Data to use –
□ □ □ □ □ □ □

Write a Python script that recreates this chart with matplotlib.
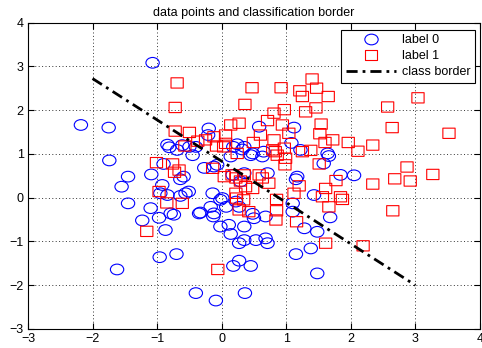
import numpy as np
import matplotlib
matplotlib.use("Agg")
import matplotlib.pyplot as plt
from matplotlib.path import Path
from matplotlib.lines import Line2D
import matplotlib.transforms as mt

plt.rcParams['font.family'] = ['Liberation Sans', 'DejaVu Sans']

# ---- data ----
label0_x = [-1.07, -2.18, -1.75, -1.74, -1.45, -1.55, -1.45, -1.09, -0.90, -0.84,
            -0.81, -0.69, -0.50, -0.59, -0.64, -0.92, -0.95, -0.84, -0.56, -0.51,
            -0.64, -1.10, -0.79, -0.97, -1.23, -0.87, -0.96, -0.70, -1.62, -0.20,
            -0.21, -0.61, -0.40, -0.45, -0.27, -0.07, -0.12, 0.14, 0.18, 0.32,
            0.48, 0.65, 0.58, 1.12, 0.24, 0.35, 1.08, 1.22, 1.64, 1.66,
            1.58, 1.84, 2.05, 1.17, 1.15, 0.17, 0.35, 0.29, 0.71, -0.14,
            0.01, 0.22, 0.27, -0.17, -0.12, -0.13, -0.35, -0.74, 0.07, 0.50,
            0.68, 0.48, 0.14, 0.35, 0.11, -0.02, 0.27, 0.35, 0.53, 0.68,
            0.71, 0.18, 0.27, 0.45, -0.40, -0.09, 0.36, 1.48, 1.15, 1.38,
            1.28, 1.48, 1.10, 1.10, 1.43, 1.68, -0.33, -0.02, 0.45, 0.63]
label0_y = [3.08, 1.66, 1.60, 0.85, 0.48, 0.25, -0.13, 0.53, 0.77, 1.21,
            1.15, 1.09, 1.16, 0.48, 0.42, 0.29, 0.10, 0.06, 0.10, 0.14,
            0.04, -0.24, -0.36, -0.46, -0.52, -0.74, -1.36, -1.29, -1.64, 1.58,
            1.43, 1.20, 1.16, 0.97, 0.68, 0.75, 0.71, 0.94, 1.16, 1.10,
            1.01, 1.05, 1.62, 1.60, 1.22, 1.16, 1.25, 1.09, 1.01, 0.95,
            0.78, 0.52, 0.51, 0.48, 0.42, 0.52, 0.56, 0.37, 0.56, 0.10,
            -0.01, -0.09, -0.21, -0.21, -0.36, -0.43, -0.36, -0.39, -0.21, -0.47,
            -0.43, -0.37, -0.83, -0.66, -0.62, -0.66, -1.04, -0.97, -0.97, -0.93,
            -1.04, -1.56, -1.44, -1.56, -2.18, -2.35, -2.18, -1.73, -1.29, -1.16,
            -0.70, -0.78, -0.32, -0.13, 0.06, -0.45, -0.34, -0.05, 0.97, 0.94]

label1_x = [-0.69, -0.72, -0.72, -0.50, -0.57, -1.01, -0.76, -0.73, -0.97, -0.85,
            -0.61, -1.16, -0.12, 0.06, 0.03, -0.37, -0.25, -0.08, 0.47, 0.92,
            1.40, 1.21, 1.47, 1.25, 1.65, 0.36, 1.46, 1.30, 0.97, 0.81,
            0.71, 0.27, 0.14, 0.94, 1.54, 1.52, 0.60, 1.04, 0.81, 1.60,
            0.06, 0.79, 0.97, 1.38, 1.25, 0.49, 0.83, 0.86, 0.98, 1.51,
            3.04, 2.57, 2.64, 3.52, 1.72, 1.96, 2.11, 2.34, 2.87, 2.68,
            2.92, 3.27, 2.34, 1.77, 1.61, 1.84, 1.87, 1.66, 1.56, 2.65,
            1.61, 2.19, -0.06, 0.27, 0.42, 0.23, 0.85, 0.85, 0.84, 1.12,
            1.16, 1.20, -0.66, -0.14, 0.04, 0.16, 0.22, 0.35, 0.29, 0.58,
            0.63, 0.73, 0.48, 0.37, 0.22, 0.34, 0.99, 0.24]
label1_y = [2.62, 2.06, 1.52, 1.49, 1.18, 0.80, 0.77, 0.58, 0.14, -0.12,
            -0.13, -0.77, 1.39, 1.43, 1.16, 1.29, 1.32, 1.18, 2.51, 2.51,
            2.71, 2.44, 2.50, 2.31, 2.31, 2.13, 2.05, 1.96, 2.01, 1.93,
            1.76, 1.70, 1.66, 1.66, 1.68, 1.46, 1.43, 1.47, 1.32, 1.26,
            1.24, 1.09, 1.13, 1.08, 1.05, 1.26, 1.05, 0.97, 0.75, 0.77,
            2.28, 2.07, 1.60, 1.47, 1.32, 1.26, 1.06, 1.20, 0.70, 0.43,
            0.38, 0.53, 0.31, 0.39, 0.21, 0.02, -0.04, -0.21, 0.02, -0.30,
            -1.04, -1.10, -1.64, -0.28, -0.32, -0.01, -0.04, -0.30, -0.51, 0.10,
            -0.55, 0.27, 0.63, 0.67, 0.48, 0.52, 0.45, 0.52, 0.38, 0.52,
            0.45, 0.33, 0.21, 0.25, 0.10, -0.05, 0.90, 1.01]

border_x = [-2.0, 3.0]
border_y = [2.72, -2.0]

series_labels = ['label 0', 'label 1', 'class border']
title_text = 'data points and classification border'
x_ticks = [-3, -2, -1, 0, 1, 2, 3, 4]
y_ticks = [-3, -2, -1, 0, 1, 2, 3, 4]

# ---- markers (image is slightly stretched horizontally) ----
ell = Path.unit_circle().transformed(mt.Affine2D().scale(1.0, 0.8))
rect = Path([(-1, -0.84), (1, -0.84), (1, 0.84), (-1, 0.84), (-1, -0.84)],
            [Path.MOVETO, Path.LINETO, Path.LINETO, Path.LINETO, Path.CLOSEPOLY])

BLUE = '#0000ff'
RED = '#ff0000'
ms0, ms1 = 9.6, 8.8
dash_style = (0, (4.0, 1.8, 1.0, 1.8))

fig = plt.figure(figsize=(4.82, 3.48), dpi=100)
ax = fig.add_axes([0.058, 0.0546, 0.9378, 0.8807])

sc0 = ax.scatter(label0_x, label0_y, s=ms0 ** 2, marker=ell, facecolors='none',
                 edgecolors=BLUE, linewidths=0.8, zorder=2)
sc1 = ax.scatter(label1_x, label1_y, s=ms1 ** 2, marker=rect, facecolors='none',
                 edgecolors=RED, linewidths=0.8, zorder=2.1)
sc0.set_snap(False)
sc1.set_snap(False)
ax.plot(border_x, border_y, color='black', linewidth=2.0,
        linestyle=dash_style, zorder=3)

ax.set_xlim(x_ticks[0], x_ticks[-1])
ax.set_ylim(y_ticks[0], y_ticks[-1])
ax.set_xticks(x_ticks)
ax.set_yticks(y_ticks)
ax.tick_params(direction='in', length=4, width=0.8, top=True, right=True,
               labelsize=9, pad=3)
ax.grid(True, linestyle=(0, (1, 2.5)), color='#333333', linewidth=0.7)
for s in ax.spines.values():
    s.set_linewidth(0.8)
ax.set_title(title_text, fontsize=9, pad=5)

handles = [
    Line2D([], [], linestyle='none', marker=ell, markersize=ms0,
           markerfacecolor='none', markeredgecolor=BLUE, markeredgewidth=0.8),
    Line2D([], [], linestyle='none', marker=rect, markersize=ms1,
           markerfacecolor='none', markeredgecolor=RED, markeredgewidth=0.8),
    Line2D([], [], color='black', linewidth=2.0, linestyle=dash_style),
]
leg = ax.legend(handles, series_labels, loc='upper right',
                bbox_to_anchor=(0.989, 0.976), fontsize=9,
                frameon=True, fancybox=False, framealpha=1, edgecolor='black',
                handlelength=4.0, handletextpad=0.5, borderpad=0.35,
                labelspacing=0.32, borderaxespad=0)
leg.get_frame().set_linewidth(0.8)

fig.savefig('out.png', dpi=100)
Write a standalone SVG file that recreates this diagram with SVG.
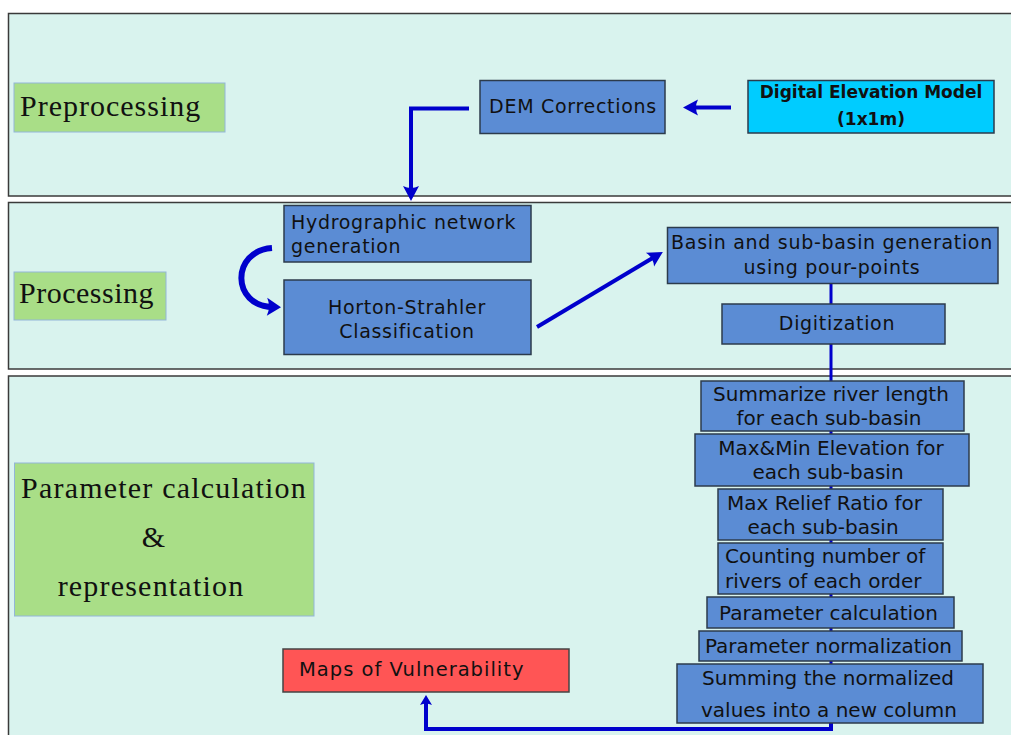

□ □ □ □ □ □ □

What is expected – Reproduce the listing exactly. Leave its pictures out.

Response –
Write a Python script that recreates this chart with matplotlib.
import numpy as np
import matplotlib
matplotlib.use("Agg")
import matplotlib.pyplot as plt
from matplotlib.path import Path
from matplotlib.lines import Line2D
import matplotlib.transforms as mt

plt.rcParams['font.family'] = ['Liberation Sans', 'DejaVu Sans']

# ---- data ----
label0_x = [-1.07, -2.18, -1.75, -1.74, -1.45, -1.55, -1.45, -1.09, -0.90, -0.84,
            -0.81, -0.69, -0.50, -0.59, -0.64, -0.92, -0.95, -0.84, -0.56, -0.51,
            -0.64, -1.10, -0.79, -0.97, -1.23, -0.87, -0.96, -0.70, -1.62, -0.20,
            -0.21, -0.61, -0.40, -0.45, -0.27, -0.07, -0.12, 0.14, 0.18, 0.32,
            0.48, 0.65, 0.58, 1.12, 0.24, 0.35, 1.08, 1.22, 1.64, 1.66,
            1.58, 1.84, 2.05, 1.17, 1.15, 0.17, 0.35, 0.29, 0.71, -0.14,
            0.01, 0.22, 0.27, -0.17, -0.12, -0.13, -0.35, -0.74, 0.07, 0.50,
            0.68, 0.48, 0.14, 0.35, 0.11, -0.02, 0.27, 0.35, 0.53, 0.68,
            0.71, 0.18, 0.27, 0.45, -0.40, -0.09, 0.36, 1.48, 1.15, 1.38,
            1.28, 1.48, 1.10, 1.10, 1.43, 1.68, -0.33, -0.02, 0.45, 0.63]
label0_y = [3.08, 1.66, 1.60, 0.85, 0.48, 0.25, -0.13, 0.53, 0.77, 1.21,
            1.15, 1.09, 1.16, 0.48, 0.42, 0.29, 0.10, 0.06, 0.10, 0.14,
            0.04, -0.24, -0.36, -0.46, -0.52, -0.74, -1.36, -1.29, -1.64, 1.58,
            1.43, 1.20, 1.16, 0.97, 0.68, 0.75, 0.71, 0.94, 1.16, 1.10,
            1.01, 1.05, 1.62, 1.60, 1.22, 1.16, 1.25, 1.09, 1.01, 0.95,
            0.78, 0.52, 0.51, 0.48, 0.42, 0.52, 0.56, 0.37, 0.56, 0.10,
            -0.01, -0.09, -0.21, -0.21, -0.36, -0.43, -0.36, -0.39, -0.21, -0.47,
            -0.43, -0.37, -0.83, -0.66, -0.62, -0.66, -1.04, -0.97, -0.97, -0.93,
            -1.04, -1.56, -1.44, -1.56, -2.18, -2.35, -2.18, -1.73, -1.29, -1.16,
            -0.70, -0.78, -0.32, -0.13, 0.06, -0.45, -0.34, -0.05, 0.97, 0.94]

label1_x = [-0.69, -0.72, -0.72, -0.50, -0.57, -1.01, -0.76, -0.73, -0.97, -0.85,
            -0.61, -1.16, -0.12, 0.06, 0.03, -0.37, -0.25, -0.08, 0.47, 0.92,
            1.40, 1.21, 1.47, 1.25, 1.65, 0.36, 1.46, 1.30, 0.97, 0.81,
            0.71, 0.27, 0.14, 0.94, 1.54, 1.52, 0.60, 1.04, 0.81, 1.60,
            0.06, 0.79, 0.97, 1.38, 1.25, 0.49, 0.83, 0.86, 0.98, 1.51,
            3.04, 2.57, 2.64, 3.52, 1.72, 1.96, 2.11, 2.34, 2.87, 2.68,
            2.92, 3.27, 2.34, 1.77, 1.61, 1.84, 1.87, 1.66, 1.56, 2.65,
            1.61, 2.19, -0.06, 0.27, 0.42, 0.23, 0.85, 0.85, 0.84, 1.12,
            1.16, 1.20, -0.66, -0.14, 0.04, 0.16, 0.22, 0.35, 0.29, 0.58,
            0.63, 0.73, 0.48, 0.37, 0.22, 0.34, 0.99, 0.24]
label1_y = [2.62, 2.06, 1.52, 1.49, 1.18, 0.80, 0.77, 0.58, 0.14, -0.12,
            -0.13, -0.77, 1.39, 1.43, 1.16, 1.29, 1.32, 1.18, 2.51, 2.51,
            2.71, 2.44, 2.50, 2.31, 2.31, 2.13, 2.05, 1.96, 2.01, 1.93,
            1.76, 1.70, 1.66, 1.66, 1.68, 1.46, 1.43, 1.47, 1.32, 1.26,
            1.24, 1.09, 1.13, 1.08, 1.05, 1.26, 1.05, 0.97, 0.75, 0.77,
            2.28, 2.07, 1.60, 1.47, 1.32, 1.26, 1.06, 1.20, 0.70, 0.43,
            0.38, 0.53, 0.31, 0.39, 0.21, 0.02, -0.04, -0.21, 0.02, -0.30,
            -1.04, -1.10, -1.64, -0.28, -0.32, -0.01, -0.04, -0.30, -0.51, 0.10,
            -0.55, 0.27, 0.63, 0.67, 0.48, 0.52, 0.45, 0.52, 0.38, 0.52,
            0.45, 0.33, 0.21, 0.25, 0.10, -0.05, 0.90, 1.01]

border_x = [-2.0, 3.0]
border_y = [2.72, -2.0]

series_labels = ['label 0', 'label 1', 'class border']
title_text = 'data points and classification border'
x_ticks = [-3, -2, -1, 0, 1, 2, 3, 4]
y_ticks = [-3, -2, -1, 0, 1, 2, 3, 4]

# ---- markers (image is slightly stretched horizontally) ----
ell = Path.unit_circle().transformed(mt.Affine2D().scale(1.0, 0.8))
rect = Path([(-1, -0.84), (1, -0.84), (1, 0.84), (-1, 0.84), (-1, -0.84)],
            [Path.MOVETO, Path.LINETO, Path.LINETO, Path.LINETO, Path.CLOSEPOLY])

BLUE = '#0000ff'
RED = '#ff0000'
ms0, ms1 = 9.6, 8.8
dash_style = (0, (4.0, 1.8, 1.0, 1.8))

fig = plt.figure(figsize=(4.82, 3.48), dpi=100)
ax = fig.add_axes([0.058, 0.0546, 0.9378, 0.8807])

sc0 = ax.scatter(label0_x, label0_y, s=ms0 ** 2, marker=ell, facecolors='none',
                 edgecolors=BLUE, linewidths=0.8, zorder=2)
sc1 = ax.scatter(label1_x, label1_y, s=ms1 ** 2, marker=rect, facecolors='none',
                 edgecolors=RED, linewidths=0.8, zorder=2.1)
sc0.set_snap(False)
sc1.set_snap(False)
ax.plot(border_x, border_y, color='black', linewidth=2.0,
        linestyle=dash_style, zorder=3)

ax.set_xlim(x_ticks[0], x_ticks[-1])
ax.set_ylim(y_ticks[0], y_ticks[-1])
ax.set_xticks(x_ticks)
ax.set_yticks(y_ticks)
ax.tick_params(direction='in', length=4, width=0.8, top=True, right=True,
               labelsize=9, pad=3)
ax.grid(True, linestyle=(0, (1, 2.5)), color='#333333', linewidth=0.7)
for s in ax.spines.values():
    s.set_linewidth(0.8)
ax.set_title(title_text, fontsize=9, pad=5)

handles = [
    Line2D([], [], linestyle='none', marker=ell, markersize=ms0,
           markerfacecolor='none', markeredgecolor=BLUE, markeredgewidth=0.8),
    Line2D([], [], linestyle='none', marker=rect, markersize=ms1,
           markerfacecolor='none', markeredgecolor=RED, markeredgewidth=0.8),
    Line2D([], [], color='black', linewidth=2.0, linestyle=dash_style),
]
leg = ax.legend(handles, series_labels, loc='upper right',
                bbox_to_anchor=(0.989, 0.976), fontsize=9,
                frameon=True, fancybox=False, framealpha=1, edgecolor='black',
                handlelength=4.0, handletextpad=0.5, borderpad=0.35,
                labelspacing=0.32, borderaxespad=0)
leg.get_frame().set_linewidth(0.8)

fig.savefig('out.png', dpi=100)
Write a standalone SVG file that recreates this diagram with SVG.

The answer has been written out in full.